Task brief
What is the count of lines that hold the word "with"? Give only the number.

Records for this exercise
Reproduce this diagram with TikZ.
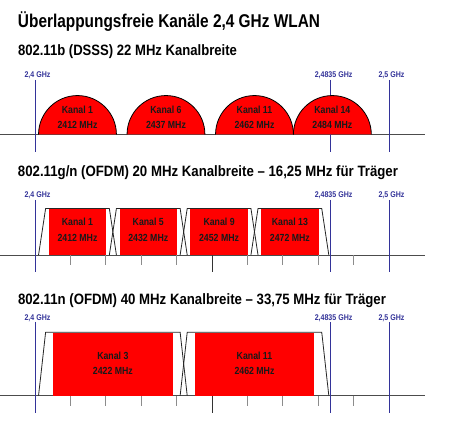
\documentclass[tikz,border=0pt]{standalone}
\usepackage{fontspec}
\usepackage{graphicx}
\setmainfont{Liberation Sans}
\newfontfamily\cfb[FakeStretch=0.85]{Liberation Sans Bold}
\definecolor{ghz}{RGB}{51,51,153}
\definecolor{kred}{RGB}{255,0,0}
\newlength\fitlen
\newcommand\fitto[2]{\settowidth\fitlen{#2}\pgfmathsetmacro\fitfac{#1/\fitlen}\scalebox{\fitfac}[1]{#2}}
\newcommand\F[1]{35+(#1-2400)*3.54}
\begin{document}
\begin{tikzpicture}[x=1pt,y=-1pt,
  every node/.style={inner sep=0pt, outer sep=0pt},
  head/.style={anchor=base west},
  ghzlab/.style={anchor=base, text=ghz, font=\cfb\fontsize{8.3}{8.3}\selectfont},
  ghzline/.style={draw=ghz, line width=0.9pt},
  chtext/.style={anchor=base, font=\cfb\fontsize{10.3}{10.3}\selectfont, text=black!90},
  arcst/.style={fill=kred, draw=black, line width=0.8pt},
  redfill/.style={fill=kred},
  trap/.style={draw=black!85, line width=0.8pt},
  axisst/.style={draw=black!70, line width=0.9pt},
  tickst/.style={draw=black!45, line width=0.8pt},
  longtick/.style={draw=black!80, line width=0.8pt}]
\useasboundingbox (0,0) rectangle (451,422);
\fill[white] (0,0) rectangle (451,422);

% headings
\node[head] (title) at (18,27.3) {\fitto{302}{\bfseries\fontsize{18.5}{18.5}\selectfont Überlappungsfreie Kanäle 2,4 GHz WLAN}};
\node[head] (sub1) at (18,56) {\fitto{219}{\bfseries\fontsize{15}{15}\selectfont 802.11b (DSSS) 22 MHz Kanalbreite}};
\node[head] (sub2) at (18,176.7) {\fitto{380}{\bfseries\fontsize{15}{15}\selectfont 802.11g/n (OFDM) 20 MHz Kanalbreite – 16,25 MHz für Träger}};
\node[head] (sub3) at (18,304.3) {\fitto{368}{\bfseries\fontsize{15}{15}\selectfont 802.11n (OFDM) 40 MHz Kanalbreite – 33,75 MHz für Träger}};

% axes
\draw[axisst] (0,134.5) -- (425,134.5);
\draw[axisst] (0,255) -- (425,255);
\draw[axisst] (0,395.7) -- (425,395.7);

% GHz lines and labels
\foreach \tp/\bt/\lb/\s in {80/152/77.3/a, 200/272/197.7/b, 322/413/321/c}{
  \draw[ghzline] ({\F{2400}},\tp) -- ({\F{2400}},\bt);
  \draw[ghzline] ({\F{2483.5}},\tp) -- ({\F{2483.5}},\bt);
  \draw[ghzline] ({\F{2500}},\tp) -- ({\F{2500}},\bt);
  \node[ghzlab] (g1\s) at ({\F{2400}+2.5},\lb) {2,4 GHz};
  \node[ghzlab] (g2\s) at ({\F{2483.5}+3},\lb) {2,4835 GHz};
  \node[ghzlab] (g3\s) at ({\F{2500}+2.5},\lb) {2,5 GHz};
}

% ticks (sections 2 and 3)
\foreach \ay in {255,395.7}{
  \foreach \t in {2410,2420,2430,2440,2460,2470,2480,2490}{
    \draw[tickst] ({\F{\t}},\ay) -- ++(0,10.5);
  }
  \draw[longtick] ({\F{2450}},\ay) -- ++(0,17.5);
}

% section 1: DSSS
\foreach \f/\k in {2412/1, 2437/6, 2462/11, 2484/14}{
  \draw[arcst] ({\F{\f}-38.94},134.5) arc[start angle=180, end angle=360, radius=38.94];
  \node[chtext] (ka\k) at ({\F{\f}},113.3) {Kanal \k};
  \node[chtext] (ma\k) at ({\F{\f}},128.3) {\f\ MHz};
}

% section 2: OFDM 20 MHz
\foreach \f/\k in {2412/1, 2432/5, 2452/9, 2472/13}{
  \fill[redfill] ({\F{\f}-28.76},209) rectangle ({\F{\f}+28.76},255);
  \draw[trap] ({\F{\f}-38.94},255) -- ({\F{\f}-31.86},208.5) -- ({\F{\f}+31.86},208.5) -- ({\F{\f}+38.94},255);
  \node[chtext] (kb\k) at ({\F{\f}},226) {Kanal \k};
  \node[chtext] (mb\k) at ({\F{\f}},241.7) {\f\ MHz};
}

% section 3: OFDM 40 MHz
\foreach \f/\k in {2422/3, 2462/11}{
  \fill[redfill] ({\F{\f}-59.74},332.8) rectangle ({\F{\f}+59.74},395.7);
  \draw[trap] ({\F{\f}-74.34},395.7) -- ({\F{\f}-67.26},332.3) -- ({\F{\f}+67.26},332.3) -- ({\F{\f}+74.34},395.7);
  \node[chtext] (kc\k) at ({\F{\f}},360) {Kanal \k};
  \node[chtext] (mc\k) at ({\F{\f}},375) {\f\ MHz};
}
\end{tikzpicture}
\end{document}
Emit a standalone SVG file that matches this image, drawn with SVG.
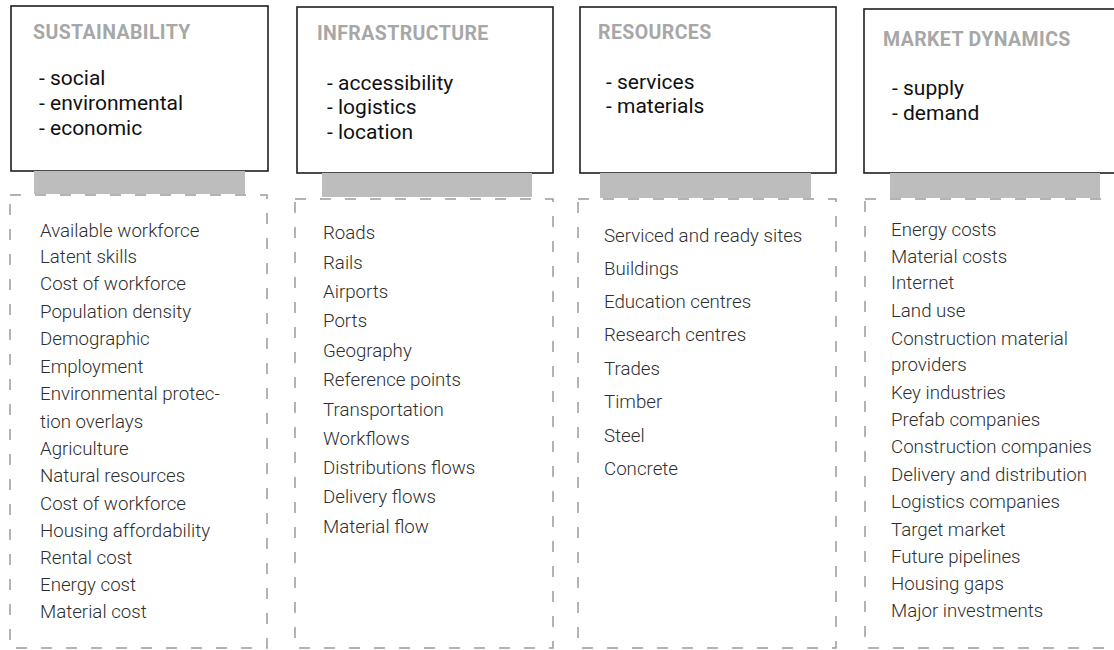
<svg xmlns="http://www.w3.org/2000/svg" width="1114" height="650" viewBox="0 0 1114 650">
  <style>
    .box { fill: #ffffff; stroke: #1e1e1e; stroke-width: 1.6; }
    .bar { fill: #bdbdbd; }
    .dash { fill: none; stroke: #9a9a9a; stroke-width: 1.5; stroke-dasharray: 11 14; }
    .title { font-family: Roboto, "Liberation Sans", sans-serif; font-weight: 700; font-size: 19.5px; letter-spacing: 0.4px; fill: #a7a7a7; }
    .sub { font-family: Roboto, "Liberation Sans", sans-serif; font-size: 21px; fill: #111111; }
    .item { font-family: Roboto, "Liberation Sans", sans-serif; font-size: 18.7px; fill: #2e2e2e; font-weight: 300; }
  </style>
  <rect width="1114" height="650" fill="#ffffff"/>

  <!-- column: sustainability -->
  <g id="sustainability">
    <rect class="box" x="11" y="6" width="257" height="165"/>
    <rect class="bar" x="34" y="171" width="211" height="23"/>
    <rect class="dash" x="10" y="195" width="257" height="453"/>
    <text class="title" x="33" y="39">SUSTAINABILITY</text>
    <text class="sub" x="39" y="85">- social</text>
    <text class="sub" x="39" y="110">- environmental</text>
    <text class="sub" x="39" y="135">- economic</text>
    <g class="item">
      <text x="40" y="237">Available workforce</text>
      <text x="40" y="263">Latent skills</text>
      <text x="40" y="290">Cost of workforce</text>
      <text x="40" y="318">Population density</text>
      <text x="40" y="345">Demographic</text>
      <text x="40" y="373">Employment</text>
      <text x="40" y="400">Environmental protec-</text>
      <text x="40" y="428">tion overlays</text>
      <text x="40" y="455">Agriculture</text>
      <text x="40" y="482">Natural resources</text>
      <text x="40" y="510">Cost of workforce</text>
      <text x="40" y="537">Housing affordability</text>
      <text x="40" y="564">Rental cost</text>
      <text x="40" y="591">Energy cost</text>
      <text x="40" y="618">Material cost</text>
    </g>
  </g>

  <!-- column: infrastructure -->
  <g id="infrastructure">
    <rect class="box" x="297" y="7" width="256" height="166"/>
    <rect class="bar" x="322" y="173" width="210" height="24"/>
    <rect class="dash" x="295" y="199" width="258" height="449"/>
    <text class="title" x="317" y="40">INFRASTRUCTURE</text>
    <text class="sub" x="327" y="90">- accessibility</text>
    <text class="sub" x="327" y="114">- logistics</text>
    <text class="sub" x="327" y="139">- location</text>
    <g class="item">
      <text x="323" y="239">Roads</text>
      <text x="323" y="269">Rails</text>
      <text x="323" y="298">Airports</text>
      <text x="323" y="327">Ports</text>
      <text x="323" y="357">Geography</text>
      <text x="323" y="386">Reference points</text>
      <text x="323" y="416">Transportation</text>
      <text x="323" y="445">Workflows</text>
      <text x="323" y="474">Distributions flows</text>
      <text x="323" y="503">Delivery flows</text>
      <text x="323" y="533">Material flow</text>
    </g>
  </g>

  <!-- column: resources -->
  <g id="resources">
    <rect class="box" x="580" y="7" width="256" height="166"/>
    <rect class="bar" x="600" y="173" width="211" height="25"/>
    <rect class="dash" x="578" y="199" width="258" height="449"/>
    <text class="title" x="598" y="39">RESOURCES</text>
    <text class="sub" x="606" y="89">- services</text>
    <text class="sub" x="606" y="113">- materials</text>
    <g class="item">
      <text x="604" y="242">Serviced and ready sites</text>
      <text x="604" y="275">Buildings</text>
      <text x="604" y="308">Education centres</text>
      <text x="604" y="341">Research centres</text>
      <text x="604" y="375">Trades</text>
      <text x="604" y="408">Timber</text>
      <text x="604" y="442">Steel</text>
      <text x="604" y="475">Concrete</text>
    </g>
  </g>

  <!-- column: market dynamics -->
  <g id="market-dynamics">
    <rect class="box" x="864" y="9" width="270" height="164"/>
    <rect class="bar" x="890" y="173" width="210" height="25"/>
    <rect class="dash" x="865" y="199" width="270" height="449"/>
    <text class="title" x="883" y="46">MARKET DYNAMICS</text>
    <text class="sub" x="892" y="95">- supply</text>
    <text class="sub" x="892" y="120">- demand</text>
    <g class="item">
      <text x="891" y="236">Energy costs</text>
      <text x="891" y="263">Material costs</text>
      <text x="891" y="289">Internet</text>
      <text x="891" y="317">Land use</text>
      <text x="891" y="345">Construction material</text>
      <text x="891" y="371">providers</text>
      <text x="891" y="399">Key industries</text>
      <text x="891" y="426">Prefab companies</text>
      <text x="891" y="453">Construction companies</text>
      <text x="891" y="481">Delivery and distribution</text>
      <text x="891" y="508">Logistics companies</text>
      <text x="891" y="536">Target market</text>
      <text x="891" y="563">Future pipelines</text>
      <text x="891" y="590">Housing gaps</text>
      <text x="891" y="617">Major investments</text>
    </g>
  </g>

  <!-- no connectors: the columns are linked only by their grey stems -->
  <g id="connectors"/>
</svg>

Exercise answer
2